— Господин Бегин, я слишком вас уважаю, чтобы повторить вслух эту гадость. Спросите у Галили…
И Бегин, узнав эту историю от Галили, обиделся, как ребенок.
— Эзер отзывается о нас всех казарменным языком, — пожаловался он своему секретарю Кадишаю.
Отношения между вождем и строптивым мушкетером совсем охладились. Вейцман сложил с себя полномочия председателя правления Херута и отошел от партийных дел.
Но в канун выборов 1977 года Бегин вновь призвал к себе опального строптивца.
— Что случилось с моим любимым генералом? — спросил он ласково.
— Я не хочу, чтобы мы пришли к власти, когда мне будет 70 лет, — ответил Вейцман.
— Что ж, — усмехнулся Бегин, — от тебя будет многое зависеть. Ведь именно ты будешь руководить нашей предвыборной кампанией.
— Значит, я стану министром обороны в 53 года, — весело закончил Вейцман.
Искусно дирижируя предвыборной борьбой, он во многом способствовал победе правого лагеря. Бегин стал премьер-министром после почти тридцатилетнего прозябания в оппозиции. Осенью 1977 года Вейцман получил портфель министра обороны, как он и предвидел, в 53 года, и стал одним из творцов Кемп-Девидских соглашений.
В течение всего периода переговоров с Египтом Вейцман вместе с Даяном уговаривал, подбадривал, убеждал Бегина. И Бегин им этого не простил. Ему казалось, что если бы не Даян и не Вейцман, он не пошел бы в Кемп-Девиде на столь болезненные для национального самолюбия уступки.
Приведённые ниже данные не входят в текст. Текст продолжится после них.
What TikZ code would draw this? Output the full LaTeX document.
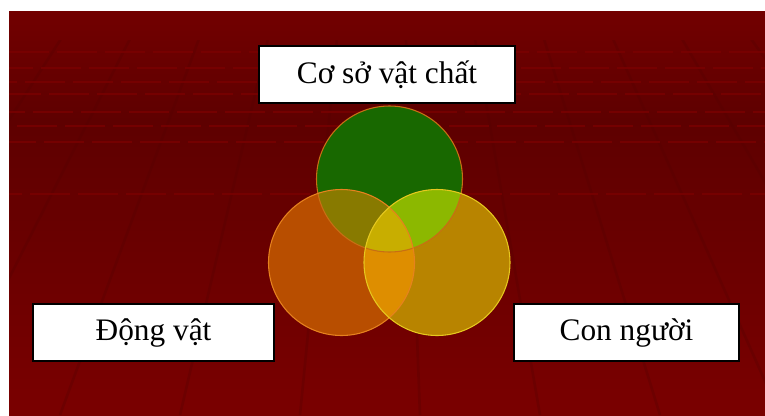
\documentclass[tikz,border=0pt]{standalone}
\usepackage{fontspec}
\setmainfont{Liberation Serif}
\usetikzlibrary{
  backgrounds,
  calc,
  positioning,
}
\definecolor{bgtop}{RGB}{114, 0, 0}
\definecolor{bgmid}{RGB}{94, 0, 0}
\definecolor{bgbottom}{RGB}{122, 0, 0}
\definecolor{gridlight}{RGB}{122, 0, 0}
\definecolor{griddark}{RGB}{84, 0, 0}
\definecolor{setgreen}{RGB}{24, 104, 0}
\definecolor{setorange}{RGB}{184, 78, 0}
\definecolor{setgold}{RGB}{184, 132, 0}
\definecolor{greenorange}{RGB}{136, 122, 0}
\definecolor{greengold}{RGB}{140, 184, 0}
\definecolor{orangegold}{RGB}{222, 142, 0}
\definecolor{allthree}{RGB}{200, 174, 0}
\tikzstyle{labelbox} = [
  draw=black,
  line width=1.3pt,
  fill=white,
  inner sep=0pt,
  minimum height=42.5pt,
  font=\fontsize{23.5}{28}\selectfont,
]
\tikzstyle{rim} = [line width=0.8pt]

\begin{document}
\begin{tikzpicture}[x=0.75pt, y=-0.75pt]

        \useasboundingbox (0,0) rectangle (765,415);

        % background
        \shade [top color=bgtop, bottom color=bgmid] (9,11) rectangle (765,120);
        \shade [top color=bgmid, bottom color=bgbottom] (9,120) rectangle (765,415);

        \begin{scope}
          \clip (9,40) rectangle (765,415);
          \foreach \xb in {-420,-300,...,1200} {
            \draw [griddark, opacity=0.3, line width=2pt] (387,-470) -- (\xb,415);
          }
          \foreach \yy/\off in {52/0,68/12,82/24,94/6,112/18,126/30,142/10,194/20} {
            \draw [gridlight, opacity=0.8, line width=1.5pt,
                   dash pattern=on 30pt off 6pt, dash phase=\off pt]
                  (9,\yy) -- (765,\yy);
          }
        \end{scope}

        % centres of the three sets
        \coordinate (top)   at (389.5,179);
        \coordinate (left)  at (341.5,262.5);
        \coordinate (right) at (437,262.5);

        \fill [setgreen]  (top)   circle (73);
        \fill [setorange] (left)  circle (73);
        \fill [setgold]   (right) circle (73);

        \begin{scope}
          \clip (left) circle (73);
          \fill [orangegold] (right) circle (73);
        \end{scope}

        \begin{scope}
          \clip (top) circle (73);
          \fill [greenorange] (left) circle (73);
          \fill [greengold] (right) circle (73);
          \clip (left) circle (73);
          \fill [allthree] (right) circle (73);
        \end{scope}

        \draw [rim, color={rgb,255:red,200;green,110;blue,20}] (top) circle (73);
        \draw [rim, color={rgb,255:red,230;green,130;blue,30}] (left) circle (73);
        \draw [rim, color={rgb,255:red,230;green,200;blue,30}] (right) circle (73);

        % labels
        \node [labelbox, minimum width=192pt] (facilities) at (387,74.5)
              {Cơ sở vật chất};

        \node [labelbox, minimum width=180.75pt] (animals) at (153.5,332.5)
              {Động vật};

        \node [labelbox, minimum width=168.75pt] (people) at (626.5,332.5)
              {Con người};

\end{tikzpicture}
\end{document}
Вейцман же делал все для того, чтобы мир с Египтом превратился в подлинный мир. Он установил прочные личные связи с египетскими лидерами, регулярно посещал Каир и Александрию.
— Как жаль, что вы не египтянин, — однажды сказал ему Садат с грустной улыбкой. — Когда меня убьют, приезжайте на мои похороны…
— Господь не допустит этого, — ответил Вейцман. И ошибся… Творцы великих перемен обычно быстро сходят с политической сцены. Им не прощают ломки незыблемых устоев…
Недоброжелателей раздражала странная дружба Вейцмана с египетским президентом. Они утверждали, что Садат видел в Вейцмане слабое звено в израильском руководстве, которое старался использовать для давления на Бегина. Вейцман реагировал на эти обвинения непечатными выражениями.
За несколько дней до своего ухода он сказал на заседании партийного руководства:
— До чего докатилось нынешнее правительство! Вместо того, чтобы использовать мир с Египтом как мощный мотор, оно превратило его в национальную катастрофу.
Убедившись, что для Бегина палестинская автономия — лишь звук пустой, Вейцман вернул ему портфель министра обороны. Бегин не сожалел об этом.
Осенью 1979 года Вейцман был исключен из партии за резкую критику вождя и на время отошел от политической жизни.
С тех пор Вейцман и Бегин встретились лицом к лицу только один раз. Произошло это на церемонии обрезания сына заместителя министра транспорта Моше Кацава. Опоздавший Бегин, увидев Вейцмана, с интересом наблюдавшего за ритуалом, подошел к нему. Они обменялись рукопожатием и несколькими банальными фразами. «Ага!» — смекнул заметивший это журналист. И на следующий день тиснул статейку о том, что Вейцман, дескать, беседовал с Бегином о своем возвращении в Херут.
— Правда ли это, господин Вейцман? — налетели журналисты.
Тонкая улыбка появилась на его губах.
— Я не вернусь в эту партию ни через обрезанную пипиську сына Моше Кацава, ни каким-либо другим, более приличным способом, — оборвал он кривотолки.
Покинув большую политику, Вейцман делил свое время между роскошным офисом в Тель-Авиве и виллой в Кейсарии, где написал книгу «Битва за мир».
Ему предлагали кафедру в университете — он отклонил это лестное предложение. Уговаривали совершить лекционное турне по Соединенным Штатам — он отказался.
— Да ты что, — изумлялись друзья, — как можно отказываться от пяти тысяч долларов за лекцию?
— Нет, — отвечал Вейцман. — Я не поеду разъяснять политику этого правительства. Ругать его в Америке мне не пристало, а хвалить тех, кто, по моему глубокому убеждению, ведет Израиль к катастрофе, — не могу.
Ему и без Америки приходилось много разъезжать. И по делам бизнеса, и чтобы рекламировать свою книгу, содержащую описание событий, предшествовавших установление мира с Египтом.
И все-таки бывший министр обороны, человек, привыкший к совсем иному ритму жизни, старый политический дуэлянт, не мог не чувствовать внутренней пустоты, утратив привычное поле деятельности.